* **EXERCISE OBJECTIVE**: Where a line contains the word "this", copy that line in full.

-- START SUPPLIED RECORDS --

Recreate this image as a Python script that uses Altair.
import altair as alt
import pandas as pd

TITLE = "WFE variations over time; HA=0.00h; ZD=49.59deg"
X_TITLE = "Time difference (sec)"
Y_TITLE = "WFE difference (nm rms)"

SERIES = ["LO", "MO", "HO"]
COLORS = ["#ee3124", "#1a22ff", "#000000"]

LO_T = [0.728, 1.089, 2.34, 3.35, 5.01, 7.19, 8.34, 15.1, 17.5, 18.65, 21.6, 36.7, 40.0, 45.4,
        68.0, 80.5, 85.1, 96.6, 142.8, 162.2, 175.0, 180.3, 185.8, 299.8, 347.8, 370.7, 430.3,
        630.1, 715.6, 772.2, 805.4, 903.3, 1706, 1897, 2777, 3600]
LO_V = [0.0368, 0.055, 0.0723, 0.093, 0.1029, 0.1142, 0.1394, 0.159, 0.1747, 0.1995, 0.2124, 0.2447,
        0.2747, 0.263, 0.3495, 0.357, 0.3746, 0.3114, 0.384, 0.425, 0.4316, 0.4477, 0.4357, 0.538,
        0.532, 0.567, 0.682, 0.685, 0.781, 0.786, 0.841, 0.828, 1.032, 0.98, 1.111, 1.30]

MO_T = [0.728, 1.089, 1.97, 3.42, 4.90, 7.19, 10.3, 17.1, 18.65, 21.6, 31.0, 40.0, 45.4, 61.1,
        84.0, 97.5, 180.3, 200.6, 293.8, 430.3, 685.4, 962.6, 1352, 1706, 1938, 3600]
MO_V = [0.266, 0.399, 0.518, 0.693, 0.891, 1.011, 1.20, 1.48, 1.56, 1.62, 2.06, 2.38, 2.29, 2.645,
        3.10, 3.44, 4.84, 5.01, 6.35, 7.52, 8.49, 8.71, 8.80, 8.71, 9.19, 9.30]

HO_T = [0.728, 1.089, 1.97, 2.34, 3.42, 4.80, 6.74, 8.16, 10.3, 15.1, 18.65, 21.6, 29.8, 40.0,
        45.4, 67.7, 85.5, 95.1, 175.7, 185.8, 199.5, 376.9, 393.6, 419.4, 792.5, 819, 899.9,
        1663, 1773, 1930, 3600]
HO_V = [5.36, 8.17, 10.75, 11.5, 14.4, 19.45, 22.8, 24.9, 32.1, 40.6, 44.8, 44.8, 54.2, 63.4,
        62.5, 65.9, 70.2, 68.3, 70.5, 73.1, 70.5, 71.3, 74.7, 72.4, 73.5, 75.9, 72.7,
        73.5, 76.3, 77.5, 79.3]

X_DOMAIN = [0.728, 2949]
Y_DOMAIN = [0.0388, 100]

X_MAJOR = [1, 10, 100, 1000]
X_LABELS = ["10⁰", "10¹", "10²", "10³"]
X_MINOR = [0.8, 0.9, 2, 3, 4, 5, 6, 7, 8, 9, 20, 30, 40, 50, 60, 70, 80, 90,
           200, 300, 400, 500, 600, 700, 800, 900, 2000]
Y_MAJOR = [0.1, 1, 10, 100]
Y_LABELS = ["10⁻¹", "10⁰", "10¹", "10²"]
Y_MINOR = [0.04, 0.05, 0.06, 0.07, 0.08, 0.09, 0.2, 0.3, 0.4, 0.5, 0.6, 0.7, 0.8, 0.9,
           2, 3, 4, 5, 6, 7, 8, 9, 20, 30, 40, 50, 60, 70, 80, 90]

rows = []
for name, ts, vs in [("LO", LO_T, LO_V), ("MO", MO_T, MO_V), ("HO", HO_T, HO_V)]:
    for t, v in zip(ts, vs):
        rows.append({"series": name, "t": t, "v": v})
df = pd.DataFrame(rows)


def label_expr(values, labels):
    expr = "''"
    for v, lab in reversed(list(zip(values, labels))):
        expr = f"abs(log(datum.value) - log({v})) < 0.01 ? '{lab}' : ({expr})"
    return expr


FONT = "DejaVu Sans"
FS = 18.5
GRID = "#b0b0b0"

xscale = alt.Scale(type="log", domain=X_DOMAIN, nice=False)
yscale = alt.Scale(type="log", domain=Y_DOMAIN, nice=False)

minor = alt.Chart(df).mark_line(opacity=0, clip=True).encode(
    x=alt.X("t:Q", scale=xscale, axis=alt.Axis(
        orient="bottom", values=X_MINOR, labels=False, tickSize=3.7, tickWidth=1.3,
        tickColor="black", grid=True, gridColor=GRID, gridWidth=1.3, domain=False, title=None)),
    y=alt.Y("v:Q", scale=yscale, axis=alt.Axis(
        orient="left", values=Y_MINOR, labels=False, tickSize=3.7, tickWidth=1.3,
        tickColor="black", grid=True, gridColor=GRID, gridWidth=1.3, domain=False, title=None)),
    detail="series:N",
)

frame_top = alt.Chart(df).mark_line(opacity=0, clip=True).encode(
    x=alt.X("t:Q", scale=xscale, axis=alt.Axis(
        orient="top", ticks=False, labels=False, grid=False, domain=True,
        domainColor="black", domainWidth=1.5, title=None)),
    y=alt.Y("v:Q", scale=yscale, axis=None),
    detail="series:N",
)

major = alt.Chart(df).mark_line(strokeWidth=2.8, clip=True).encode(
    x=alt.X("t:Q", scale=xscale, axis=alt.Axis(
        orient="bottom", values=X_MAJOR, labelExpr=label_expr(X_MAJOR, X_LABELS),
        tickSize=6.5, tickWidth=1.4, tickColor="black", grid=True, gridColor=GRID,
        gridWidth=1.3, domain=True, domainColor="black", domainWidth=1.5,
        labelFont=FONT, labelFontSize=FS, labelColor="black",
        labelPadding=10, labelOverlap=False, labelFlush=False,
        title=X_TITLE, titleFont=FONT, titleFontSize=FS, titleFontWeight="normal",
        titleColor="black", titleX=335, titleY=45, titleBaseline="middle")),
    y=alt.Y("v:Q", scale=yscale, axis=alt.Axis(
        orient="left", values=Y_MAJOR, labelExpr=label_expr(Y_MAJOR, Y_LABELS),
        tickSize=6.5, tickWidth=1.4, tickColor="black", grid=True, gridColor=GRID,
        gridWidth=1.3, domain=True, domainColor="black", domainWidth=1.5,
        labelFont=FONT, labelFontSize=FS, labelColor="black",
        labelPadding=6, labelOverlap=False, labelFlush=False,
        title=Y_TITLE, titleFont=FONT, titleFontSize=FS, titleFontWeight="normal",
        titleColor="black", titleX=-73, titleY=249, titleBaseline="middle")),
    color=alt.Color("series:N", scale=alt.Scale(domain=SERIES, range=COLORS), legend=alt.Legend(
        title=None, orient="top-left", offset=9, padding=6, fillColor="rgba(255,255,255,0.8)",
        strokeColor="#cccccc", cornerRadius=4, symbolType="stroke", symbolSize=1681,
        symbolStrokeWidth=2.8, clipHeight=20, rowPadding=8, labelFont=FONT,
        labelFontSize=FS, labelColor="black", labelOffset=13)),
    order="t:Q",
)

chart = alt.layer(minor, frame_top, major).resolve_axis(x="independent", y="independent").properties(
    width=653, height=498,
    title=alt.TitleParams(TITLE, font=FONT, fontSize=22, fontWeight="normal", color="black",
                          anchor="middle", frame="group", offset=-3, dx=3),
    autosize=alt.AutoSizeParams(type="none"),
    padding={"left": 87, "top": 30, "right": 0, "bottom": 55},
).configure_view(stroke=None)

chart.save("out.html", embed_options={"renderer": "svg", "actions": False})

-- END SUPPLIED RECORDS --
-- START SUPPLIED RECORDS --

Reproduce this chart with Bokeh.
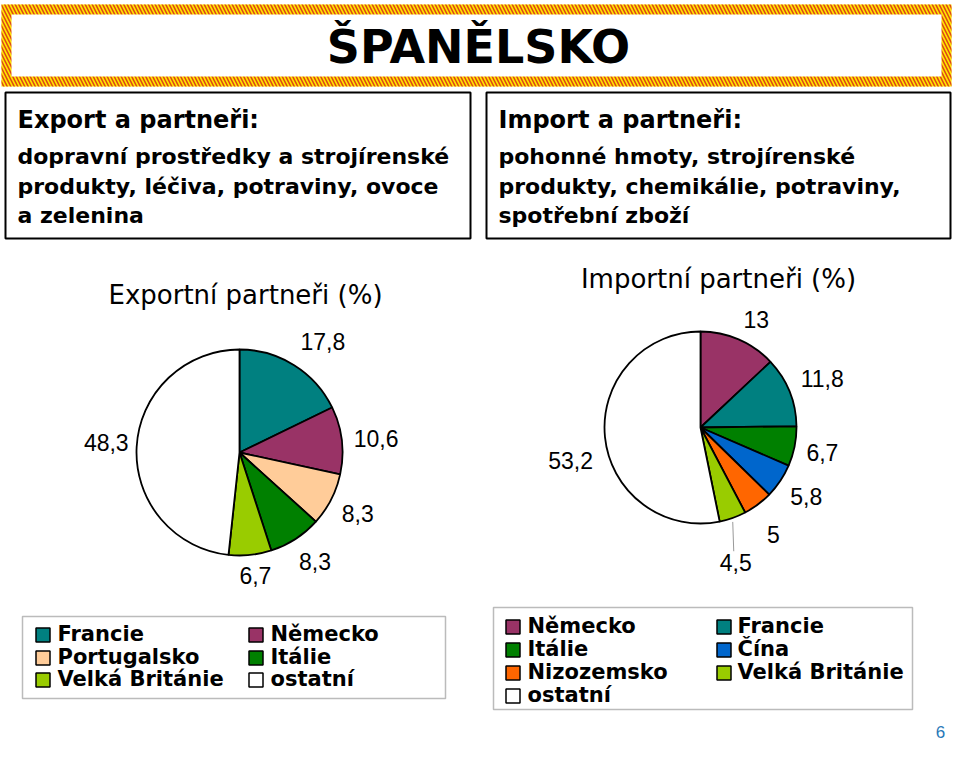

-- END SUPPLIED RECORDS --

* **RESULT**:
Recreate this image as a Python script that uses Altair.
Reproduce this chart with Bokeh.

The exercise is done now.